“He’ll recover. Doc says it wasn’t serious.”
“Good.” I sighed against Renzo, my eyes heavy, my brain fogging, but I couldn’t let myself sleep yet. Not until I knew for sure that Lou survived.
“Anzy.” Tore rubbed his palms together. “If ever things don’t work out between…you…just let me know.”
I smiled sleepily. “I don’t think you have to worry about that.”
The surgeon arrived shortly after. Lou had made it. There were a couple of complications during the reconstruction, but she was in recovery now. She was alive. She was well. Everything was going to be fine. My whole body loosened after he left, and exhaustion finally took me.
“You’re Lou Sheffield-D’Amico. You don’t give up.” I held Lou’s face in my hands as she cried silent tears.

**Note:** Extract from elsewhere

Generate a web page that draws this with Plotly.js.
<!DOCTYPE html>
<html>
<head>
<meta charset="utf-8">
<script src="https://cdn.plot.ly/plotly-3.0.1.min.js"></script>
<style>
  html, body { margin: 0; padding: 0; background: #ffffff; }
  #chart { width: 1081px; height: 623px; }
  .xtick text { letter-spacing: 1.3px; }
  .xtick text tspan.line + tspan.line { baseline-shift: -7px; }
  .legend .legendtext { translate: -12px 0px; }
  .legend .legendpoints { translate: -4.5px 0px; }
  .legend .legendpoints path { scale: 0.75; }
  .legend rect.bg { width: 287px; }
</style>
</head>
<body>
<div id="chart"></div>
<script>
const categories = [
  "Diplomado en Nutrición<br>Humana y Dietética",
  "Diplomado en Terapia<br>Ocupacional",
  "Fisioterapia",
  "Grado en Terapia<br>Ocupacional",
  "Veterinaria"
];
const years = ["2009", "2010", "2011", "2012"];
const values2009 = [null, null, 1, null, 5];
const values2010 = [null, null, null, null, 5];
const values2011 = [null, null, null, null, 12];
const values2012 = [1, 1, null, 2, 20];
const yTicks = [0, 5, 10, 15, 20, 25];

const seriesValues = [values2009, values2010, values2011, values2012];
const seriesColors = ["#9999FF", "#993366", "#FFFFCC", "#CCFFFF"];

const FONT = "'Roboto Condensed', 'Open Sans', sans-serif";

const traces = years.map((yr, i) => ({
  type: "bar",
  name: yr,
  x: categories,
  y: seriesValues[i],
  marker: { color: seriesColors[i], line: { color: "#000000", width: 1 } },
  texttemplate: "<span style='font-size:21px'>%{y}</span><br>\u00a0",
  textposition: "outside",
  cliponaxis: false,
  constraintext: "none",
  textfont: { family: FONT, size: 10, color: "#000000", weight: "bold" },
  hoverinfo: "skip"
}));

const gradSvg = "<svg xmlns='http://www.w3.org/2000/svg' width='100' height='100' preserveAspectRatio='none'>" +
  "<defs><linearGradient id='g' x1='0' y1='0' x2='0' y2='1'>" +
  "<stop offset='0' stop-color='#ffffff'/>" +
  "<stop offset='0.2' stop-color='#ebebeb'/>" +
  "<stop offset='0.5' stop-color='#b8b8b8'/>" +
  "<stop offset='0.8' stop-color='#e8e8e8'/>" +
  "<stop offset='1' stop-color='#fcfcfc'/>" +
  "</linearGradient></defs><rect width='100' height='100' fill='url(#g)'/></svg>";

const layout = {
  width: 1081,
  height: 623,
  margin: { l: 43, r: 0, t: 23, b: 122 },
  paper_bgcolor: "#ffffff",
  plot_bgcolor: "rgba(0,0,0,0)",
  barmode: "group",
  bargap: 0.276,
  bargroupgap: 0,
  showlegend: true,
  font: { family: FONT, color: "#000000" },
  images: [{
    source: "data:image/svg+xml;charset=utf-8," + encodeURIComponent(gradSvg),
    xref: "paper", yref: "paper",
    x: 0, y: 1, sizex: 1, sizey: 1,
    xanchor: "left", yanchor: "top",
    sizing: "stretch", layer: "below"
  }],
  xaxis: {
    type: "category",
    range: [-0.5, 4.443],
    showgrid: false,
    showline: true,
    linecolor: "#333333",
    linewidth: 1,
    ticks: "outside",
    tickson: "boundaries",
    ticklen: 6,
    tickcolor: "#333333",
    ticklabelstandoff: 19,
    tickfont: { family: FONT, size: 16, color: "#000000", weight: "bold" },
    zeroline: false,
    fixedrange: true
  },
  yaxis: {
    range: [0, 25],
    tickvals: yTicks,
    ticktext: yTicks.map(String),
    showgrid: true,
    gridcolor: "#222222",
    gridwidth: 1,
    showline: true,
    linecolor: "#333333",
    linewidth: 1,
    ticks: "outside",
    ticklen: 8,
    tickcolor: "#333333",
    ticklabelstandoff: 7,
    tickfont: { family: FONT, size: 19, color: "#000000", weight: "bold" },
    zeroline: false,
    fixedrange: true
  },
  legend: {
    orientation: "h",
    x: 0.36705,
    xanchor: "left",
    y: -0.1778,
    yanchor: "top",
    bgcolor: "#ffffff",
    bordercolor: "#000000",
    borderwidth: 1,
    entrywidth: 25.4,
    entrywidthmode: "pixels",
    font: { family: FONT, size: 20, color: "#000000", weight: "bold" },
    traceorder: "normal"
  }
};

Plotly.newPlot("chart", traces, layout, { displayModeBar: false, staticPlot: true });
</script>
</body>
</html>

“I can still barely feel my toes.”
While the physical therapist was proud of the way her leg was strengthening after a week in the hospital, he’d told Tore and me that she had a long road ahead of her before she would walk without crutches again.
“Doesn’t mean you can’t do it. It all depends on you, sparrow.” I booped her nose. “Do you want to wallow or get better?”
“But all my friends—”
“Didn’t get into a car accident, didn’t get one heck of a rocking, memorable scar Tore is already designing a tattoo for, and don’t have the most amazing family that treats you to an all-you-can-eat sweets buffet.” For emphasis, I moved over an edible arrangement of her favorite fruits from a side table to her overbed table, as well as a bag of her favorite chocolate candies. It was best not to get on the topic of friends. Only two had visited in the last week, and it was dragging her down.

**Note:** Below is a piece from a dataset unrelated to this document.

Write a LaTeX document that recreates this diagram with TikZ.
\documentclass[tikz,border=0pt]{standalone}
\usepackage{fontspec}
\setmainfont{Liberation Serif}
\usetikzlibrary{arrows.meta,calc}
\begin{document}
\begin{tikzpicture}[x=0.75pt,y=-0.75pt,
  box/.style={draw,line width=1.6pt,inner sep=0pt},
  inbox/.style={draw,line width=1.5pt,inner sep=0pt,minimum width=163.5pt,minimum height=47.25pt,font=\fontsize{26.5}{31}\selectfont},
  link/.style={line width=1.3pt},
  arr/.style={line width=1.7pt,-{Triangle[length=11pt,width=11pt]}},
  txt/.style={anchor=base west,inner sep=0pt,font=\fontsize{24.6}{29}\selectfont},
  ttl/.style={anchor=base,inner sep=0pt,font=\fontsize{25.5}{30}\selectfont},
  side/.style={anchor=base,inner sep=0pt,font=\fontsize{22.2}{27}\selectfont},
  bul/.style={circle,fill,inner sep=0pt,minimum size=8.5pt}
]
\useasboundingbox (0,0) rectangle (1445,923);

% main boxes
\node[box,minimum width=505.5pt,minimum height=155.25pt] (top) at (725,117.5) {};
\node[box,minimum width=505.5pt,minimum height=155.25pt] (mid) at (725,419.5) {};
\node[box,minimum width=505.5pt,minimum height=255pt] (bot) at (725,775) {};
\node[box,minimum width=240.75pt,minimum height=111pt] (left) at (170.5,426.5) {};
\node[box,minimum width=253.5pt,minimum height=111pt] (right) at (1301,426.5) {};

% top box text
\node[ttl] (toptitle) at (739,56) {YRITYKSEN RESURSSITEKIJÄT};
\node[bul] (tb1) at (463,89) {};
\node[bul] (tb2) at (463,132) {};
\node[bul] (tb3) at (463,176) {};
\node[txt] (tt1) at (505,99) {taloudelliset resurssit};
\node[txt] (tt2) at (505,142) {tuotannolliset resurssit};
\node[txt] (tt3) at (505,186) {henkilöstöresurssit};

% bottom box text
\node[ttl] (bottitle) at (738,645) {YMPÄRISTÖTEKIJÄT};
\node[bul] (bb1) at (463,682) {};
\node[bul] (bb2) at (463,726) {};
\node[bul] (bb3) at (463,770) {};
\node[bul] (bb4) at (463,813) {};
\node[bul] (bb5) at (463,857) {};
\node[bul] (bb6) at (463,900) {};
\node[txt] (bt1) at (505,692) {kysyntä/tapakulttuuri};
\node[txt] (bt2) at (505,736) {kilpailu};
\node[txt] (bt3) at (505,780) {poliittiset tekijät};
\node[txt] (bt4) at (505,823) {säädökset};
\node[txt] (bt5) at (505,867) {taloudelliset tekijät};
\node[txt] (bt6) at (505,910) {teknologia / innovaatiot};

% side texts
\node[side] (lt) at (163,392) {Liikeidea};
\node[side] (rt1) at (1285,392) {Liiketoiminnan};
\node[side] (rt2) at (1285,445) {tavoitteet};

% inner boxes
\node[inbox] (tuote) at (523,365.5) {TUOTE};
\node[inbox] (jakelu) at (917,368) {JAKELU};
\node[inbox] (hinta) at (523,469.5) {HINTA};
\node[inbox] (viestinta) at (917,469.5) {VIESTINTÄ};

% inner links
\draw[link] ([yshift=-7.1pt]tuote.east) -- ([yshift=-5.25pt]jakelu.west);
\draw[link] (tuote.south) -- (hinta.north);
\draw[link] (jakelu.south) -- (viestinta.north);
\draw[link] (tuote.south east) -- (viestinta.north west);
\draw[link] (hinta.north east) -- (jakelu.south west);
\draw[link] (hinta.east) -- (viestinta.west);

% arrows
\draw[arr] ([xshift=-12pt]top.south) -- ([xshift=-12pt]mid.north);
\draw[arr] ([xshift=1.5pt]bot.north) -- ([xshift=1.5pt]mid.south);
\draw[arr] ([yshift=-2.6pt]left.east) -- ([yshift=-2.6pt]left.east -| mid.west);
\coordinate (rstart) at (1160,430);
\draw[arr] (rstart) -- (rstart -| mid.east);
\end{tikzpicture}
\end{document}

Someone knocked on the door, and it clicked open.
“Who’s ready to go home?” the day nurse asked, with Tore and Renzo following close behind her with a wheelchair.
Lou raised her hand tentatively.
“A little more excitement than that, girlie,” the nurse said. She cleaned Lou’s surgical scar and bandaged it up once more before declaring her ready for discharge. “Don’t be so sad to go. You’ll be back every day for your physical therapy sessions.”

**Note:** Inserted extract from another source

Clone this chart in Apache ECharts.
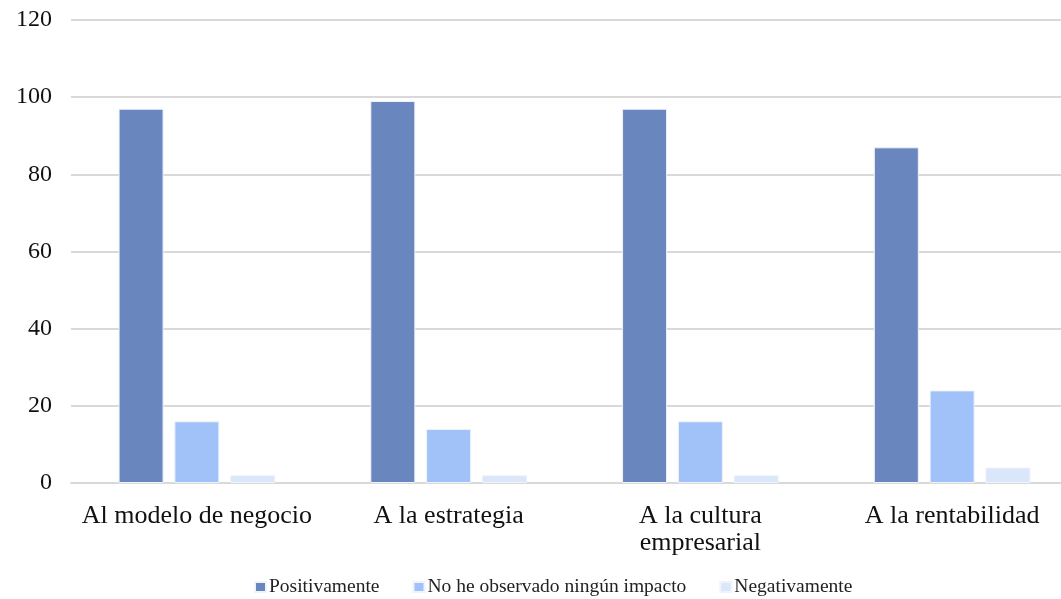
<!DOCTYPE html>
<html>
<head>
<meta charset="utf-8">
<script src="https://cdn.jsdelivr.net/npm/echarts@6/dist/echarts.min.js"></script>
<style>
  html, body { margin: 0; padding: 0; background: #fff; }
  #chart { width: 1061px; height: 599px; }
</style>
</head>
<body>
<div id="chart"></div>
<script>
const categories = ['Al modelo de negocio', 'A la estrategia', 'A la cultura\nempresarial', 'A la rentabilidad']
const seriesNames = ['Positivamente', 'No he observado ningún impacto', 'Negativamente']
const positivamente = [97, 99, 97, 87]
const sinImpacto = [16, 14, 16, 24]
const negativamente = [2, 2, 2, 4]
const colors = ['#6a86be', '#a0c2f9', '#dae6f9']

const chart = echarts.init(document.getElementById('chart'))

// estilo compartido de las barras
const barBase = {
  type: 'bar',
  barWidth: 45,
  barGap: '24%',
  itemStyle: { borderColor: '#eef3fc', borderWidth: 1 },
}

chart.setOption({
  animation: false,
  textStyle: { fontFamily: 'Liberation Serif' },
  // el área de trazado sigue más allá del borde derecho (imagen recortada)
  grid: { left: 71, top: 20, width: 1007, bottom: 116, outerBoundsMode: 'none' },
  legend: {
    bottom: -3,
    left: 249,
    itemWidth: 11,
    itemHeight: 10,
    itemGap: 33,
    icon: 'rect',
    textStyle: { fontSize: 19.5, color: '#222', fontFamily: 'Liberation Serif', padding: [0, 0, 0, -2] },
    data: seriesNames,
  },
  xAxis: {
    type: 'category',
    data: categories,
    axisLine: { lineStyle: { color: '#d9d9d9', width: 2 } },
    axisTick: { show: false },
    axisLabel: { fontSize: 26, color: '#111', margin: 20, lineHeight: 27, interval: 0 },
  },
  yAxis: {
    type: 'value',
    min: 0,
    max: 120,
    interval: 20,
    axisLine: { show: false },
    axisTick: { show: false },
    splitLine: { lineStyle: { color: '#d9d9d9', width: 2 } },
    axisLabel: { fontSize: 24, color: '#111', margin: 19 },
  },
  series: [
    { ...barBase, name: seriesNames[0], data: positivamente, itemStyle: { ...barBase.itemStyle, color: colors[0] } },
    { ...barBase, name: seriesNames[1], data: sinImpacto, itemStyle: { ...barBase.itemStyle, color: colors[1] } },
    { ...barBase, name: seriesNames[2], data: negativamente, itemStyle: { ...barBase.itemStyle, color: colors[2] } },
  ],
})
</script>
</body>
</html>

Lou recoiled. “I’m definitely not sad.”
“Yeah, they rarely are,” the nurse said wistfully. “You’re all good to go.”
We wheeled Lou to the parking structure and over to Tore’s new van, which he purchased so Lou could comfortably lay her leg out.
“We’ll meet you guys back up at the house,” I said, once she was settled in her seat.
With a small smile of relief, she tilted her face up to meet the rays of sunlight through the open window. Hopefully, the change of scenery was exactly what she needed to recover.
Renzo and I waved them off. The moment the van turned down the next level, his arm snaked around me and tugged my back to his chest.
“I finally get you to myself,” he whispered, grinding his groin against my ass.
I gently slapped his arm. “Not here. Plus, we have things to discuss first.”
We had been running off our feet this past week. My schedule alternated between constant runs and stays at the hospital with Lou whenever Tore wasn’t there, checking in on Ricco, who was better but recovering, and then preparing for the start of the new school year in less than a month. Renzo had taken on part of Tore’s duties during Lou’s recovery while also dealing with the fallout from the double attack by Dimakos and Giambrone. Needless to say, neither of us had much time for a proper sit-down conversation.
Every night I wasn’t sleeping at the hospital, we fell into bed in a mess of limbs and bedsheets until we were thoroughlywrecked and sated with enough orgasms to fall into a dreamless sleep.
“Oh?” he asked innocently, as if he didn’t know.
“You ever going to tell me how we supposedly got married?”
“There’s nothing supposedly about it.”
“Would it hold up in court?”
“Probably not.” He shrugged—shrugged—like it was no big deal.